___ ENTRIES ___

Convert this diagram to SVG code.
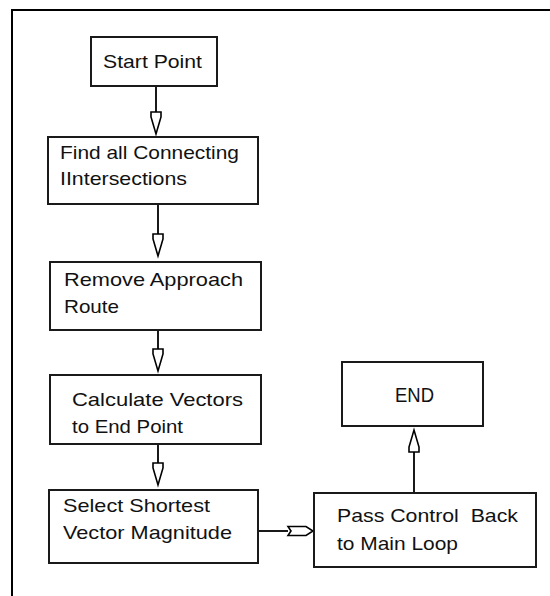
<svg xmlns="http://www.w3.org/2000/svg" width="550" height="596" viewBox="0 0 550 596">
  <style>
    .box { fill: #ffffff; stroke: #1a1a1a; stroke-width: 2; }
    .lbl { font-family: "Liberation Sans", Arial, sans-serif; font-size: 19px; fill: #111111; }
    .wire { fill: none; stroke: #000000; stroke-width: 1.8; }
    .head { fill: #ffffff; stroke: #000000; stroke-width: 1.6; stroke-linejoin: miter; }
  </style>
  <defs>
    <!-- hollow arrowhead, tip at origin, pointing down -->
    <polygon id="tipDown" class="head" points="-5,-22 5,-22 5,-17 0,0 -5,-17"/>
  </defs>

  <rect width="550" height="596" fill="#ffffff"/>
  <!-- page frame: top and left edges only -->
  <path d="M12,596 V10 H550" fill="none" stroke="#000000" stroke-width="2"/>

  <g id="connectors">
    <line class="wire" x1="156" y1="86" x2="156" y2="112"/>
    <use href="#tipDown" x="156" y="134"/>

    <line class="wire" x1="158" y1="204" x2="158" y2="234"/>
    <use href="#tipDown" x="158" y="256"/>

    <line class="wire" x1="158" y1="330" x2="158" y2="349"/>
    <use href="#tipDown" x="158" y="371"/>

    <line class="wire" x1="158" y1="444" x2="158" y2="463"/>
    <use href="#tipDown" x="158" y="485"/>

    <line class="wire" x1="258" y1="531" x2="288" y2="531"/>
    <polygon class="head" points="288,526.5 306,526.5 313,531 306,535.5 288,535.5 291,531"/>

    <line class="wire" x1="414" y1="493" x2="414" y2="452"/>
    <polygon class="head" points="409,452 419,452 419,447 414,430 409,447"/>
  </g>

  <g id="start">
    <rect class="box" x="91" y="37" width="126" height="49"/>
    <text class="lbl" x="103" y="68" textLength="99" lengthAdjust="spacingAndGlyphs">Start Point</text>
  </g>

  <g id="find">
    <rect class="box" x="48" y="137" width="210" height="67"/>
    <text class="lbl" x="60" y="159" textLength="179" lengthAdjust="spacingAndGlyphs">Find all Connecting</text>
    <text class="lbl" x="60" y="185" textLength="127" lengthAdjust="spacingAndGlyphs">IIntersections</text>
  </g>

  <g id="remove">
    <rect class="box" x="50" y="262" width="211" height="68"/>
    <text class="lbl" x="64" y="286" textLength="179" lengthAdjust="spacingAndGlyphs">Remove Approach</text>
    <text class="lbl" x="64" y="313" textLength="55" lengthAdjust="spacingAndGlyphs">Route</text>
  </g>

  <g id="calculate">
    <rect class="box" x="50" y="375" width="211" height="69"/>
    <text class="lbl" x="72" y="406" textLength="171" lengthAdjust="spacingAndGlyphs">Calculate Vectors</text>
    <text class="lbl" x="72" y="433" textLength="111" lengthAdjust="spacingAndGlyphs">to End Point</text>
  </g>

  <g id="select">
    <rect class="box" x="49" y="490" width="209" height="73"/>
    <text class="lbl" x="63" y="512" textLength="147" lengthAdjust="spacingAndGlyphs">Select Shortest</text>
    <text class="lbl" x="63" y="539" textLength="169" lengthAdjust="spacingAndGlyphs">Vector Magnitude</text>
  </g>

  <g id="end">
    <rect class="box" x="342" y="362" width="141" height="64"/>
    <text class="lbl" x="395" y="402" textLength="39" lengthAdjust="spacingAndGlyphs" style="font-size:21px">END</text>
  </g>

  <g id="pass">
    <rect class="box" x="314" y="493" width="222" height="74"/>
    <text class="lbl" x="337" y="522" textLength="181" lengthAdjust="spacingAndGlyphs" xml:space="preserve">Pass Control  Back</text>
    <text class="lbl" x="337" y="550" textLength="121" lengthAdjust="spacingAndGlyphs">to Main Loop</text>
  </g>
</svg>
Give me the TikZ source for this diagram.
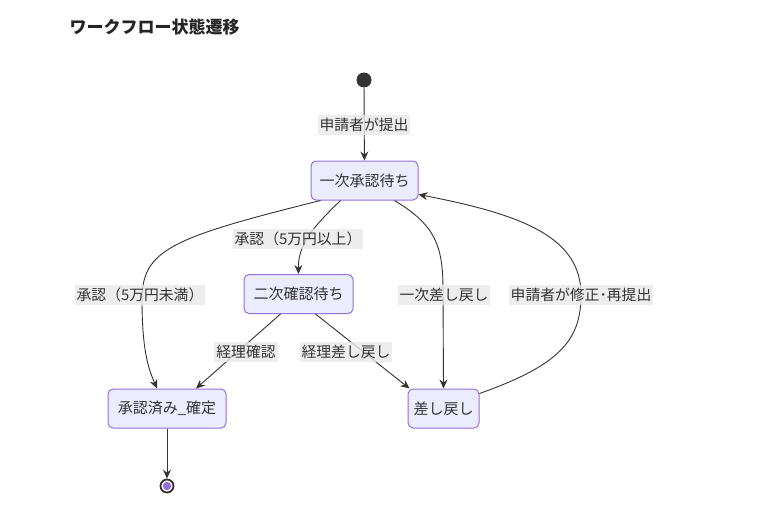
\documentclass[tikz,border=0pt]{standalone}
\usepackage{fontspec}
\setmainfont{Noto Sans CJK JP}
\usetikzlibrary{arrows.meta,calc}
\definecolor{nodefill}{HTML}{ECECFF}
\definecolor{nodeline}{HTML}{9370DB}
\definecolor{ink}{HTML}{333333}
\definecolor{lblbg}{HTML}{E8E8E8}
\begin{document}
\begin{tikzpicture}[x=1pt,y=-1pt,
  state/.style={draw=nodeline,fill=nodefill,rounded corners=5pt,line width=1pt,
    minimum height=39pt,inner xsep=8pt,font=\fontsize{15}{16}\selectfont,text=ink},
  lbl/.style={fill=lblbg,fill opacity=0.8,text opacity=1,inner xsep=2pt,inner ysep=3pt,
    font=\fontsize{14.8}{16}\selectfont,text=ink},
  edge/.style={draw=ink,line width=0.9pt,-{Stealth[length=9pt,width=8pt,inset=3pt]}}]
\useasboundingbox (0,0) rectangle (784,516);
\node[anchor=west,font=\fontsize{17}{20}\selectfont\bfseries,text=ink!70!black] (title) at (66,27) {ワークフロー状態遷移};
\node[circle,fill=ink,minimum size=15pt,inner sep=0pt] (start) at (364,80) {};
\node[state,minimum width=107pt] (s1) at (364.5,180.5) {一次承認待ち};
\node[state,minimum width=109pt] (s2) at (298.5,294) {二次確認待ち};
\node[state,minimum width=118pt] (ok) at (167,408.5) {承認済み\_確定};
\node[state,minimum width=71pt,inner xsep=5pt] (back) at (443.5,408.5) {差し戻し};
\node[circle,draw=ink,line width=1.8pt,fill=white,minimum size=13pt,inner sep=0pt] (end) at (167,486) {};
\fill[nodeline] (end.center) circle (4.2pt);
% edges
\draw[edge] (start) -- (s1);
\draw[edge] ($(s1.south)+(-24,0)$) .. controls (312,228) and (298,245) .. (s2.north);
\draw[edge] ($(s1.south)+(-44,0)$) .. controls (170,238) and (142,250) .. (142,300)
   .. controls (142,355) and (150,372) .. ($(ok.north)+(-10,0)$);
\draw[edge] ($(s1.south)+(30,0)$) .. controls (435,225) and (443,245) .. (443,290) -- (back.north);
\draw[edge] ($(back.east)+(0,-15)$) .. controls (560,365) and (581,340) .. (581,295)
   .. controls (581,238) and (525,215) .. ($(s1.east)+(0,14)$);
\draw[edge] ($(s2.south)+(-18,0)$) -- ($(ok.north)+(29,0)$);
\draw[edge] ($(s2.south)+(17,0)$) -- ($(back.north west)+(2,0)$);
\draw[edge] (ok) -- (end);
% labels
\node[lbl] (l1) at (364,125) {申請者が提出};
\node[lbl] (l2) at (298,239) {承認（5万円以上）};
\node[lbl] (l3) at (140,295) {承認（5万円未満）};
\node[lbl] (l4) at (444,295) {一次差し戻し};
\node[lbl] (l5) at (581,295) {申請者が修正･再提出};
\node[lbl] (l6) at (246,352) {経理確認};
\node[lbl] (l7) at (346,352) {経理差し戻し};
\end{tikzpicture}
\end{document}
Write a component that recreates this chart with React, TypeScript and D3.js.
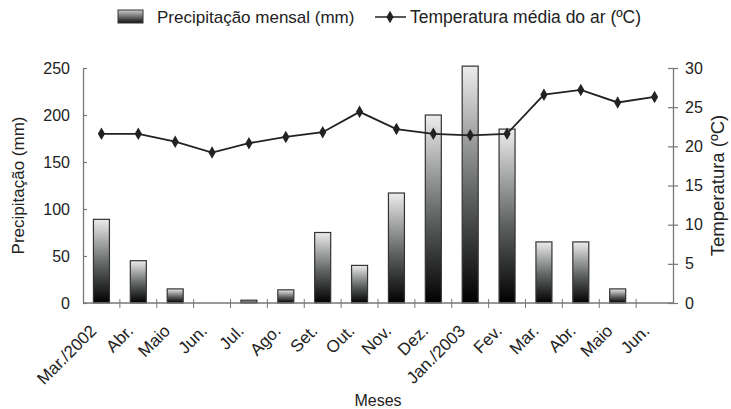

___

OBJECTIVE: Return the full material word for word. Do not include the pictures.

RESPONSE TO THE EXERCISE:
Convert this diagram to SVG code.
<svg xmlns="http://www.w3.org/2000/svg" width="550" height="596" viewBox="0 0 550 596">
  <style>
    .box { fill: #ffffff; stroke: #1a1a1a; stroke-width: 2; }
    .lbl { font-family: "Liberation Sans", Arial, sans-serif; font-size: 19px; fill: #111111; }
    .wire { fill: none; stroke: #000000; stroke-width: 1.8; }
    .head { fill: #ffffff; stroke: #000000; stroke-width: 1.6; stroke-linejoin: miter; }
  </style>
  <defs>
    <!-- hollow arrowhead, tip at origin, pointing down -->
    <polygon id="tipDown" class="head" points="-5,-22 5,-22 5,-17 0,0 -5,-17"/>
  </defs>

  <rect width="550" height="596" fill="#ffffff"/>
  <!-- page frame: top and left edges only -->
  <path d="M12,596 V10 H550" fill="none" stroke="#000000" stroke-width="2"/>

  <g id="connectors">
    <line class="wire" x1="156" y1="86" x2="156" y2="112"/>
    <use href="#tipDown" x="156" y="134"/>

    <line class="wire" x1="158" y1="204" x2="158" y2="234"/>
    <use href="#tipDown" x="158" y="256"/>

    <line class="wire" x1="158" y1="330" x2="158" y2="349"/>
    <use href="#tipDown" x="158" y="371"/>

    <line class="wire" x1="158" y1="444" x2="158" y2="463"/>
    <use href="#tipDown" x="158" y="485"/>

    <line class="wire" x1="258" y1="531" x2="288" y2="531"/>
    <polygon class="head" points="288,526.5 306,526.5 313,531 306,535.5 288,535.5 291,531"/>

    <line class="wire" x1="414" y1="493" x2="414" y2="452"/>
    <polygon class="head" points="409,452 419,452 419,447 414,430 409,447"/>
  </g>

  <g id="start">
    <rect class="box" x="91" y="37" width="126" height="49"/>
    <text class="lbl" x="103" y="68" textLength="99" lengthAdjust="spacingAndGlyphs">Start Point</text>
  </g>

  <g id="find">
    <rect class="box" x="48" y="137" width="210" height="67"/>
    <text class="lbl" x="60" y="159" textLength="179" lengthAdjust="spacingAndGlyphs">Find all Connecting</text>
    <text class="lbl" x="60" y="185" textLength="127" lengthAdjust="spacingAndGlyphs">IIntersections</text>
  </g>

  <g id="remove">
    <rect class="box" x="50" y="262" width="211" height="68"/>
    <text class="lbl" x="64" y="286" textLength="179" lengthAdjust="spacingAndGlyphs">Remove Approach</text>
    <text class="lbl" x="64" y="313" textLength="55" lengthAdjust="spacingAndGlyphs">Route</text>
  </g>

  <g id="calculate">
    <rect class="box" x="50" y="375" width="211" height="69"/>
    <text class="lbl" x="72" y="406" textLength="171" lengthAdjust="spacingAndGlyphs">Calculate Vectors</text>
    <text class="lbl" x="72" y="433" textLength="111" lengthAdjust="spacingAndGlyphs">to End Point</text>
  </g>

  <g id="select">
    <rect class="box" x="49" y="490" width="209" height="73"/>
    <text class="lbl" x="63" y="512" textLength="147" lengthAdjust="spacingAndGlyphs">Select Shortest</text>
    <text class="lbl" x="63" y="539" textLength="169" lengthAdjust="spacingAndGlyphs">Vector Magnitude</text>
  </g>

  <g id="end">
    <rect class="box" x="342" y="362" width="141" height="64"/>
    <text class="lbl" x="395" y="402" textLength="39" lengthAdjust="spacingAndGlyphs" style="font-size:21px">END</text>
  </g>

  <g id="pass">
    <rect class="box" x="314" y="493" width="222" height="74"/>
    <text class="lbl" x="337" y="522" textLength="181" lengthAdjust="spacingAndGlyphs" xml:space="preserve">Pass Control  Back</text>
    <text class="lbl" x="337" y="550" textLength="121" lengthAdjust="spacingAndGlyphs">to Main Loop</text>
  </g>
</svg>
Give me the TikZ source for this diagram.
\documentclass[tikz,border=0pt]{standalone}
\usepackage{fontspec}
\setmainfont{Noto Sans CJK JP}
\usetikzlibrary{arrows.meta,calc}
\definecolor{nodefill}{HTML}{ECECFF}
\definecolor{nodeline}{HTML}{9370DB}
\definecolor{ink}{HTML}{333333}
\definecolor{lblbg}{HTML}{E8E8E8}
\begin{document}
\begin{tikzpicture}[x=1pt,y=-1pt,
  state/.style={draw=nodeline,fill=nodefill,rounded corners=5pt,line width=1pt,
    minimum height=39pt,inner xsep=8pt,font=\fontsize{15}{16}\selectfont,text=ink},
  lbl/.style={fill=lblbg,fill opacity=0.8,text opacity=1,inner xsep=2pt,inner ysep=3pt,
    font=\fontsize{14.8}{16}\selectfont,text=ink},
  edge/.style={draw=ink,line width=0.9pt,-{Stealth[length=9pt,width=8pt,inset=3pt]}}]
\useasboundingbox (0,0) rectangle (784,516);
\node[anchor=west,font=\fontsize{17}{20}\selectfont\bfseries,text=ink!70!black] (title) at (66,27) {ワークフロー状態遷移};
\node[circle,fill=ink,minimum size=15pt,inner sep=0pt] (start) at (364,80) {};
\node[state,minimum width=107pt] (s1) at (364.5,180.5) {一次承認待ち};
\node[state,minimum width=109pt] (s2) at (298.5,294) {二次確認待ち};
\node[state,minimum width=118pt] (ok) at (167,408.5) {承認済み\_確定};
\node[state,minimum width=71pt,inner xsep=5pt] (back) at (443.5,408.5) {差し戻し};
\node[circle,draw=ink,line width=1.8pt,fill=white,minimum size=13pt,inner sep=0pt] (end) at (167,486) {};
\fill[nodeline] (end.center) circle (4.2pt);
% edges
\draw[edge] (start) -- (s1);
\draw[edge] ($(s1.south)+(-24,0)$) .. controls (312,228) and (298,245) .. (s2.north);
\draw[edge] ($(s1.south)+(-44,0)$) .. controls (170,238) and (142,250) .. (142,300)
   .. controls (142,355) and (150,372) .. ($(ok.north)+(-10,0)$);
\draw[edge] ($(s1.south)+(30,0)$) .. controls (435,225) and (443,245) .. (443,290) -- (back.north);
\draw[edge] ($(back.east)+(0,-15)$) .. controls (560,365) and (581,340) .. (581,295)
   .. controls (581,238) and (525,215) .. ($(s1.east)+(0,14)$);
\draw[edge] ($(s2.south)+(-18,0)$) -- ($(ok.north)+(29,0)$);
\draw[edge] ($(s2.south)+(17,0)$) -- ($(back.north west)+(2,0)$);
\draw[edge] (ok) -- (end);
% labels
\node[lbl] (l1) at (364,125) {申請者が提出};
\node[lbl] (l2) at (298,239) {承認（5万円以上）};
\node[lbl] (l3) at (140,295) {承認（5万円未満）};
\node[lbl] (l4) at (444,295) {一次差し戻し};
\node[lbl] (l5) at (581,295) {申請者が修正･再提出};
\node[lbl] (l6) at (246,352) {経理確認};
\node[lbl] (l7) at (346,352) {経理差し戻し};
\end{tikzpicture}
\end{document}
Write a component that recreates this chart with React, TypeScript and D3.js.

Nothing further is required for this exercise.